Enter the category of the “NoSQL” data store, which includes a raft of open source software (OSS) projects, such as the Apache Cassandra distributed database, MongoDB, CouchDB, and—last but not least—the Hadoop stack. Increasingly, Hadoop and its Hadoop Distributed File System (HDFS) are being touted as an all-purpose “landing zone” or staging area for multistructured information.
ETL Processing and Hadoop
Hadoop is a schema-optional platform; it can function as a virtual warehouse—i.e., as a general-purpose storage area—for information of any kind. In this respect, Hadoop can be used to land, to stage, to prepare, and—in many cases—to permanently store data. This approach makes sense because Hadoop comes with its own baked-in data processing engine: MapReduce.
For this reason, many data integration vendors now market ETL products for Hadoop. Some use MapReduce itself to perform ETL operations; others substitute their own, ETL-optimized libraries for the MapReduce engine. Traditionally, programming for MapReduce is a nontrivial task: MapReduce jobs can be coded in Java, Pig Latin (the high-level language used by Pig, a platform designed to abstract the complexity of the MapReduce engine), Perl, Python, and (using open source libraries) C, C++, Ruby, and other languages. Moreover, using MapReduce as an ETL technology also presupposes a detailed knowledge of data management structures and concepts. For this reason, ETL tools that support Hadoop usually generate MapReduce jobs in the form of Java code, which can be fed into Hadoop. In this scheme, users design Hadoop MapReduce jobs just like they’d design other ETL jobs or workflows—in a GUI-based design studio.

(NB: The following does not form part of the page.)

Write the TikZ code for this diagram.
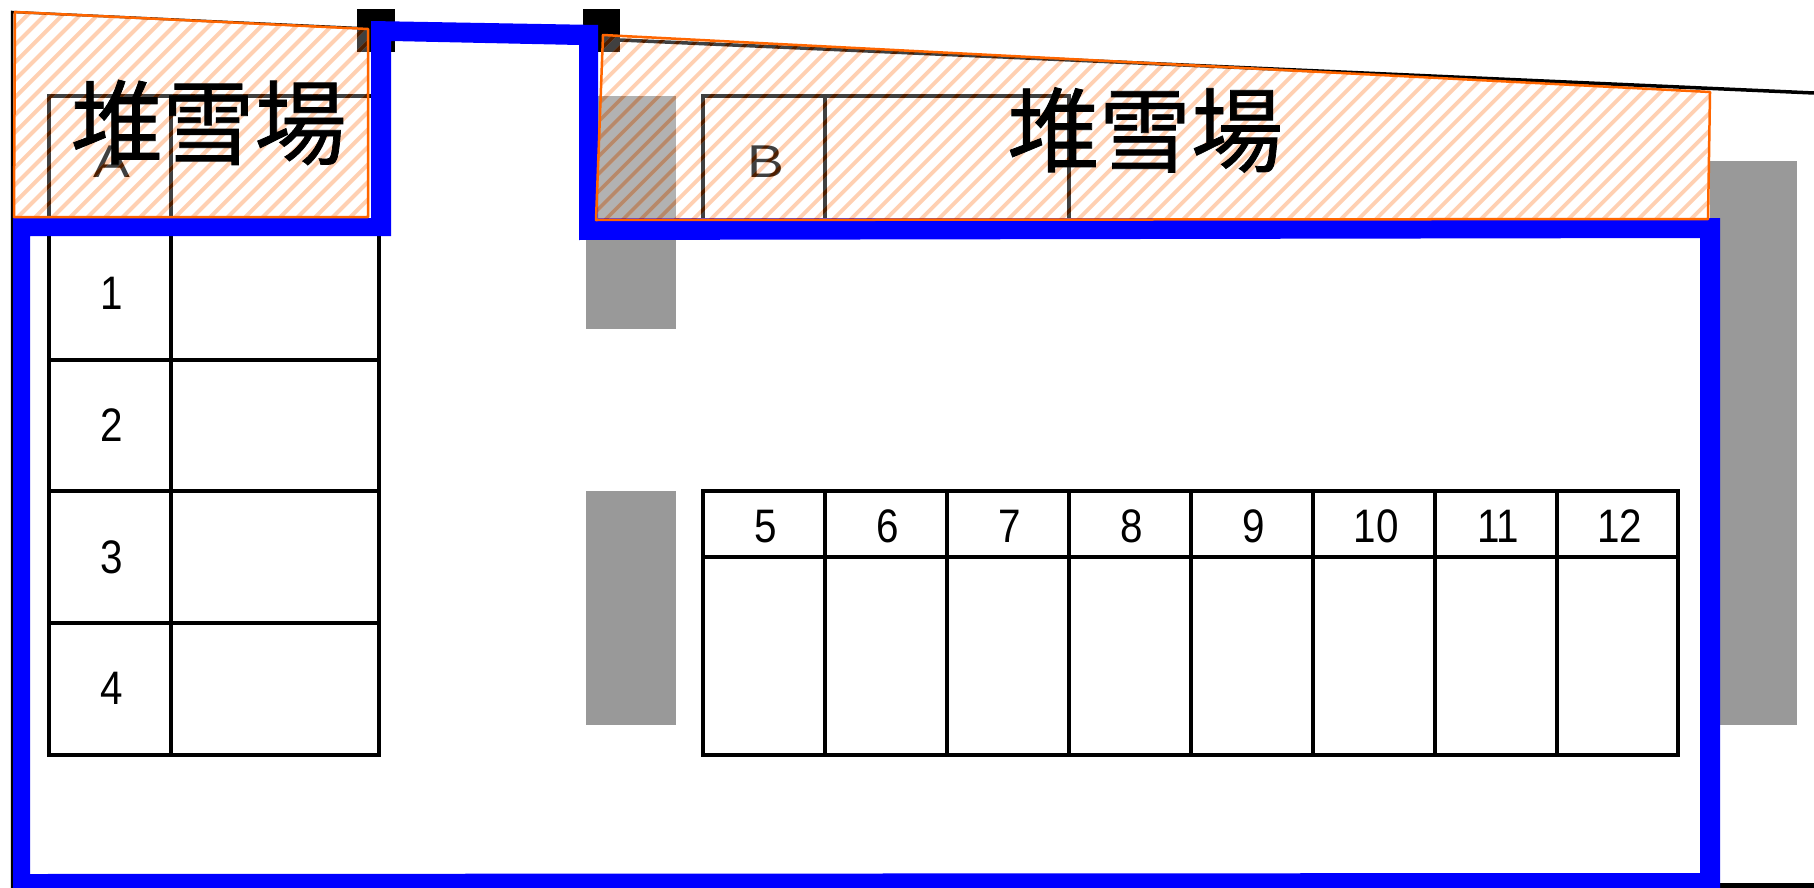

The benefits of doing ETL processing in Hadoop are manifold: For starters, Hadoop is a massively parallel processing (MPP) environment. An ETL workload scheduled as a MapReduce job can be efficiently distributed—i.e., parallelized—across a Hadoop cluster. This makes MapReduce ideal for crunching massive datasets, and, while the sizes of the datasets used in decision support workloads aren’t all that big, those used in advanced analytic workloads are. From a data integration perspective, they’re also considerably more complicated, inasmuch as they involve a mix of analytic methods and traditional data preparation techniques.
Let’s consider the steps involved in an “analysis” of several hundred terabytes of image or audio files sitting in HDFS. Before this data can be analyzed, it must be profiled; this means using MapReduce (or custom-coded analytic libraries) to run a series of statistical and numerical analyses, the results of which will contain information about the working dataset. From there, a series of traditional ETL operations—performed via MapReduce—can be used to prepare the data for additional analysis.
There’s still another benefit to doing ETL processing in Hadoop: The information is already there. It has an adequate—though by no means spectacular—data management toolset. For example, Hive, an interpreter that compiles its own language (HiveQL) into Hadoop MapReduce jobs, exposes a SQL-like query facility; HBase is a hierarchical data store for Hadoop that supports high user concurrency levels as well as basic insert and update operations. Finally, HCatalog is a primitive metadata catalog for Hadoop.
Data Integration Use Cases
Right now, most data integration use cases involve getting information out of Hadoop. This is chiefly because Hadoop’s data management feature set is primitive compared to those of more established platforms. Hadoop, for example, isn’t ACID-compliant. In the advanced analytic example cited above, a SQL platform—not Hadoop—would be the most likely destination for the resultant dataset. Almost all database vendors and a growing number of analytic applications boast connectivity of some kind into Hadoop. Others promote the use of Hadoop as a kind of queryable archive. This use case could involve using Hadoop to persist historical data—e.g., “cold” or infrequently accessed data that (by virtue of its sheer volume) could impact the performance or cost of a data warehouse.